Here are the essential points of the article.

  • When the economy is good for a long time, people then think the good times will continue indefinitely so they take extra risk (e.g. debt).
  • This additional risk eventually sows the seeds of the end of the economic expansionary period.

For example, during the 2000 real estate bubble, housing prices were thought to only go up, therefore the logical conclusion was for everyone to buy as much real estate as possible (by using financial leverage or debt) since this was an easy road to wealth.

Of course this speculation led to massive over construction of residential and commercial real estate. The resulting overcapacity caused falling prices which, as we now know, completely destroyed our financial system and the economy.

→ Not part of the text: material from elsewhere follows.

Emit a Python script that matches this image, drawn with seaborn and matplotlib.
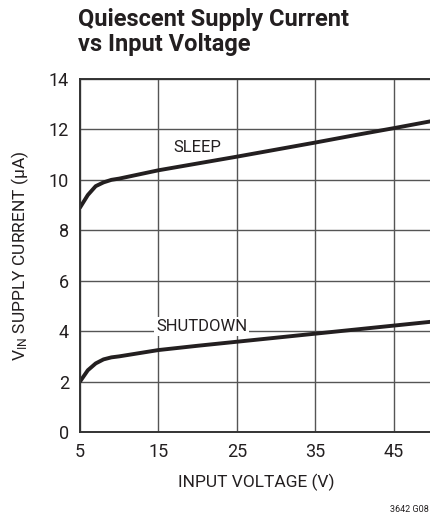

Interestingly, classically accepted econimics says that the economy can remain in a steady state – yet it never does, does it?  Ritholtz’s article explains what really happens.

Key Quotes

McCulley was referring to economist Hyman Minsky’s concept that long periods of stability cause people to take on ever more debt and ever more risk, leading to a gigantic meltdown.

Systemically-speaking, the Ponzi phase is one of risky behavior crowding out prudent behavior in a world free of regulatory controls. If risky behavior is temporarily rewarded with profit and this temporary period is long enough, then risky behavior wins and drives out good behavior.

Think we’ll remember this during the next bubble?